As the Black Friday marketing machine moves into high gear in the run up to the traditional end of year sale, warnings to over-indebted South Africans to resist the lure of the so-called bargain buy are likely to fall on deaf ears according to a recent survey by Debt Rescue, one of South Africa’s largest debt counselling companies.
The survey shows that just under 70% of respondents indicated that they plan to take up Black Friday specials. This is despite the fact that 66% of participants indicated that they have either been recently retrenched or were facing salary reductions in the wake of COVID-19.
Only 18% of participants were determined not to participate, or had no plans to participate. 25% were undecided as at end of October 2020.
Of those planning to participate, 22.9% expect to spend on household items such as toiletries, staples and cleaning products, followed by clothing and appliances (19% each), while 11% will be buying electronics such as TVs, laptops and tablets.
According to CEO Neil Roets, this couldn’t have come at a worse time for consumers who are drowning in household debt. 85% of respondents polled in the survey said their finances had been directly impacted by COVID-19 while 51% said they had no savings to fall back on.
Roets said he feared that warnings to resist bargains were unlikely to be heeded despite the fact that while some of the deals offered by retailers on Black Friday were discounted, many deals were nothing but bait-and switch.
“Retailers tend to discount a handful of items to create the impression that everything is being sold at bargain-basement prices when the facts show differently.
“For many consumers, the COVID-induced lockdown delivered a near-fatal blow to their livelihoods.
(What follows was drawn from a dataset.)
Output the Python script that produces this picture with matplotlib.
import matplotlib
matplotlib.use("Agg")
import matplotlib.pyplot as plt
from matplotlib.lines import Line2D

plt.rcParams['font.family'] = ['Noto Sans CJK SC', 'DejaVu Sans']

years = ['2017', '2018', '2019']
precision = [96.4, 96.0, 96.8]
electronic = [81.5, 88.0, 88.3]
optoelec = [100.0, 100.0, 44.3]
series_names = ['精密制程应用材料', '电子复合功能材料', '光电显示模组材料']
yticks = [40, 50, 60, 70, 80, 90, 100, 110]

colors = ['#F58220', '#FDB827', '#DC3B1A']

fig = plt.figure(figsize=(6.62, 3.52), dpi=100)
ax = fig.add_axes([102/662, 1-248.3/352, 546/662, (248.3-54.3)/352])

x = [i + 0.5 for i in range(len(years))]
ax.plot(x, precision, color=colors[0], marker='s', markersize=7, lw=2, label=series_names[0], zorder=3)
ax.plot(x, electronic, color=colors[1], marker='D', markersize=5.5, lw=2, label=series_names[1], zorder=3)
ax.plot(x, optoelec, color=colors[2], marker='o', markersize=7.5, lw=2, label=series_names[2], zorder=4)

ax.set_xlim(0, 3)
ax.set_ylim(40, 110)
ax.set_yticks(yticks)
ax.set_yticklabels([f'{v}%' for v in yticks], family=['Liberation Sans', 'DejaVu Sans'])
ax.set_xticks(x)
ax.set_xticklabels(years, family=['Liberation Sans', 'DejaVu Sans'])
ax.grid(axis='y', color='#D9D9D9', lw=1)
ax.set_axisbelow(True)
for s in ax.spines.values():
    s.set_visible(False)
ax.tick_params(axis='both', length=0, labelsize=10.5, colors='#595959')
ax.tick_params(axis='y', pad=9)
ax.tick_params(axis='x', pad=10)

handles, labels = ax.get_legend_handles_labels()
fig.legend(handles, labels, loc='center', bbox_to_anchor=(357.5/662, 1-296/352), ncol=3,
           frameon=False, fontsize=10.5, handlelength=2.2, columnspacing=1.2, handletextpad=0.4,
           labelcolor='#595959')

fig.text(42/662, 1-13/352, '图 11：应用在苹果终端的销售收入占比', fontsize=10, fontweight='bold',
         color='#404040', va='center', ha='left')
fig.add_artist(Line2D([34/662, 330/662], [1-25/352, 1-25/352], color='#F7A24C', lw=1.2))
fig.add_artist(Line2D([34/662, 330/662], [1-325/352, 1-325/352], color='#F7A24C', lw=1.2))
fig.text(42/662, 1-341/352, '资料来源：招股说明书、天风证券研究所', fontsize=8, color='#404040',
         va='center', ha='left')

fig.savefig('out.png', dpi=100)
The harsh reality is that after almost 10 months of reduced economic activity in just about all sectors of the economy, a large proportion of households have exhausted their savings and are now facing a massive debt crunch.
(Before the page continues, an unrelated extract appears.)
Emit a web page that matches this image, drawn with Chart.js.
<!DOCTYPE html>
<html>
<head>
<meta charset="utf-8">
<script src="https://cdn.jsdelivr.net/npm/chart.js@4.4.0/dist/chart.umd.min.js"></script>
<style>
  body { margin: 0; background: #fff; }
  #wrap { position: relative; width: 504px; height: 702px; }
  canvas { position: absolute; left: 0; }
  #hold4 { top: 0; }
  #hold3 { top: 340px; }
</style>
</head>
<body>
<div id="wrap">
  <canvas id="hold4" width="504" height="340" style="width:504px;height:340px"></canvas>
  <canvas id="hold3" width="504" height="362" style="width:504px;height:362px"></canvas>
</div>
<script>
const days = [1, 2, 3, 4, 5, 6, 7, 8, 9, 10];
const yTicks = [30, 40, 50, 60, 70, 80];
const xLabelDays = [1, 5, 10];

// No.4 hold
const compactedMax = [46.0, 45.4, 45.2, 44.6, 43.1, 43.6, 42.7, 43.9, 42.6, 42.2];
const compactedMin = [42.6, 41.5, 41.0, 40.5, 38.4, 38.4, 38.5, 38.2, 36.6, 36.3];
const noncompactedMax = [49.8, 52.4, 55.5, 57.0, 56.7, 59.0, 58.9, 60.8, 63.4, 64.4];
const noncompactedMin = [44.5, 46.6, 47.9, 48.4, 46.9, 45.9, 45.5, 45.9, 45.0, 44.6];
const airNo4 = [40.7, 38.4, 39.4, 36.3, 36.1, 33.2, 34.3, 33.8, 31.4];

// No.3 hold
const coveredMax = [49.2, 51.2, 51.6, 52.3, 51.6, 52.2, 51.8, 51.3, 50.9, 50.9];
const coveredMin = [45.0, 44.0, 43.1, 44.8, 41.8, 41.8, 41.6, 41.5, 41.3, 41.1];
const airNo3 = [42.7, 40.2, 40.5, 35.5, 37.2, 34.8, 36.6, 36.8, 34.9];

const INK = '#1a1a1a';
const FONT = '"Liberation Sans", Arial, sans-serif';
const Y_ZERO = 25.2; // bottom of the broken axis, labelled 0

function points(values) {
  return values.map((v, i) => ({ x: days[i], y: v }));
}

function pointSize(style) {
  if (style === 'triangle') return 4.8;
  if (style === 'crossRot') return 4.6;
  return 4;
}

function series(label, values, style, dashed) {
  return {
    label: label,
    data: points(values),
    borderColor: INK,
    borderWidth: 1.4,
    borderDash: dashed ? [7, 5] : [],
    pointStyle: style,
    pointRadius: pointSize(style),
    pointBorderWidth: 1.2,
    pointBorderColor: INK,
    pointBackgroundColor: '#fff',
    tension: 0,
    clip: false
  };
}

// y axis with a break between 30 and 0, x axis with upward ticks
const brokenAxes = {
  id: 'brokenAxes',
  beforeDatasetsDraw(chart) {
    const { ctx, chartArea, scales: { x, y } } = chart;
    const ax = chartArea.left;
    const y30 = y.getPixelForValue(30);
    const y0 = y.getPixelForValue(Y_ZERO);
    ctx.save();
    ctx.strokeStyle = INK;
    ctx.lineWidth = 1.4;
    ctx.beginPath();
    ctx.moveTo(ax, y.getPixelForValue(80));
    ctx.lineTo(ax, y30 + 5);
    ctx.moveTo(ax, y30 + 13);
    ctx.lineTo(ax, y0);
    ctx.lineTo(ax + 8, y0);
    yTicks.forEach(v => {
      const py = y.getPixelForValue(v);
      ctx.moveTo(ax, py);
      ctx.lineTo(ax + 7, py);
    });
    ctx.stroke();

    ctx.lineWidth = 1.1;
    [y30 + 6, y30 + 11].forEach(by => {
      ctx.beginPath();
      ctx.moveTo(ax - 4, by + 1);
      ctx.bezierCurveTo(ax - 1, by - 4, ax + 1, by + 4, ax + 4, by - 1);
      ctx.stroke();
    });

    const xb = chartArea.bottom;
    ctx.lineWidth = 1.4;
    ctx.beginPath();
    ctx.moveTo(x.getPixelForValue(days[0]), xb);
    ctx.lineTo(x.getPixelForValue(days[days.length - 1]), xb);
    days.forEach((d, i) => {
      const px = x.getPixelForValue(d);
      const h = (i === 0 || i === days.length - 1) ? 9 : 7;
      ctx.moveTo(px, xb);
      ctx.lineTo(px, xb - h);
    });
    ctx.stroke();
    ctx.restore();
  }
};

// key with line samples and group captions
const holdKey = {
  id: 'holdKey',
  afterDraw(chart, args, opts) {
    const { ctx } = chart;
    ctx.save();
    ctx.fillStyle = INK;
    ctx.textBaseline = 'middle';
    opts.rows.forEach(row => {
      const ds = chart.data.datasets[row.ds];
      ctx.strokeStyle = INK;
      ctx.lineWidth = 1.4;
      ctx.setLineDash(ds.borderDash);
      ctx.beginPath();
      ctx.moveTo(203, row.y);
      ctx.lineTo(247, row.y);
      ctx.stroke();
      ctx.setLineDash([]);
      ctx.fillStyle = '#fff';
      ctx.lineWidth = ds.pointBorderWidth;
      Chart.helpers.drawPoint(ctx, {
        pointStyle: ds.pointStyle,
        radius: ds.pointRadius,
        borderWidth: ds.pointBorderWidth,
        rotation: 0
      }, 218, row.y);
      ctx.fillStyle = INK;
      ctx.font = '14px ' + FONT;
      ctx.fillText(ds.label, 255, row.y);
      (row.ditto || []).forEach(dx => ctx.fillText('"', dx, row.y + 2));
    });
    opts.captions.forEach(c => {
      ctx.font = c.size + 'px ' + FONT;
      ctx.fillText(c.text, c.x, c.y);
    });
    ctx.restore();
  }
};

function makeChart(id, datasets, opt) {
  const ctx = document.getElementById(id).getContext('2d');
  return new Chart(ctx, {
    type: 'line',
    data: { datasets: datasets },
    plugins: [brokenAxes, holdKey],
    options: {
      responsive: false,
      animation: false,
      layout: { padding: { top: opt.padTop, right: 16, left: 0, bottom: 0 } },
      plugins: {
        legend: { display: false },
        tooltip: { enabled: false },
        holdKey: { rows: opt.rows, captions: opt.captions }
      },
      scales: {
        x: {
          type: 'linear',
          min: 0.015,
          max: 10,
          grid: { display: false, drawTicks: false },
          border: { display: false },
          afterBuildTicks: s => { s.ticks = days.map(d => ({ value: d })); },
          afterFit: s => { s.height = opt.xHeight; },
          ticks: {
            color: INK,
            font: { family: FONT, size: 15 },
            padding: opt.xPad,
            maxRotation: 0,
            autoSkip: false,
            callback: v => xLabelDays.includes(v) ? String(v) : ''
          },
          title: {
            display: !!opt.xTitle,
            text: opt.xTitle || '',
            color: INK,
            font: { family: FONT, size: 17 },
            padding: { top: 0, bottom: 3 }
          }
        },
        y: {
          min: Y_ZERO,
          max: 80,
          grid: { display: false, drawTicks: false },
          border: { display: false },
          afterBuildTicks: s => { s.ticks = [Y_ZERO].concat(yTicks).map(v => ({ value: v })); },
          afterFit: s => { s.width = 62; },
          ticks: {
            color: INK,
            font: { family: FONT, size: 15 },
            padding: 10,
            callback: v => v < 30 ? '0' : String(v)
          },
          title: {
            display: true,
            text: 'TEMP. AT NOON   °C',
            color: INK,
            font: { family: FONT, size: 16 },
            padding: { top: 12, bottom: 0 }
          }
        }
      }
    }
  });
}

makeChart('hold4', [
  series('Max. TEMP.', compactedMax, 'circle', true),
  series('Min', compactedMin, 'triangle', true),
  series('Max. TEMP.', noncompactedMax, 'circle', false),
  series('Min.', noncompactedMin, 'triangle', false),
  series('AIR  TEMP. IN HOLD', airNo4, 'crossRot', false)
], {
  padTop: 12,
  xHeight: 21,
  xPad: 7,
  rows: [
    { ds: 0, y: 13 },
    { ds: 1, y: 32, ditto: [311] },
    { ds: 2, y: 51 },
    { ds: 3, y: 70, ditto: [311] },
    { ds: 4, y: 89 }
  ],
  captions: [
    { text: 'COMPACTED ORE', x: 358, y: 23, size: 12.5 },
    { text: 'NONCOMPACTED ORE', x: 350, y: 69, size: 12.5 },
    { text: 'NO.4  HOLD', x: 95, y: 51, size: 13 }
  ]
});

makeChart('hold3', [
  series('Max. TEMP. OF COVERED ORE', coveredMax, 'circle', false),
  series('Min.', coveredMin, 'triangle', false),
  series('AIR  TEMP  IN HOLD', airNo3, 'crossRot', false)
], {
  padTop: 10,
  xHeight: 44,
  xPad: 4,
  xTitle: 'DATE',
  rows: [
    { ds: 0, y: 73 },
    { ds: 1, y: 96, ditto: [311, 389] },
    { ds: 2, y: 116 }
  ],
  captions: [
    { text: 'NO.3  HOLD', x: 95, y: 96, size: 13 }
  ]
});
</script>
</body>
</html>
“The psychological impact of COVID however means that consumers will be looking for something to cheer them up and our spending history shows that most South Africans love to indulge in retail therapy even when they don’t have the means to pay for it.”
The National Credit Regulator reports that almost half of all consumers are three months or more behind in their repayments. The major culprits were credit and store cards followed closely by personal loans.
Roets says that COVID has created an additional incentive for marketers experiencing sluggish economic growth to go all out to lure consumers this festive season, and the results of the survey show that they are knocking against an open door.
“If you are unemployed, or living off a reduced household income, or having to borrow to make these purchases, then the chances are that you will pay dearly for your bargain down the line.
“Overall, we have seen a growth rate of 23% this year in consumers who have applied for debt review compared to the same period last year.
“Things are undoubtedly going to get a lot tougher before they get better. Now is not the time to act recklessly. This is an excellent opportunity to practice fiscal discipline. If you are lucky enough to have spare cash, use it to clear or reduce your debt or your bond, or save it for critical expenditure which you will need to make in January, such as school fees. That is the best gift you can give yourself and your family this festive season.”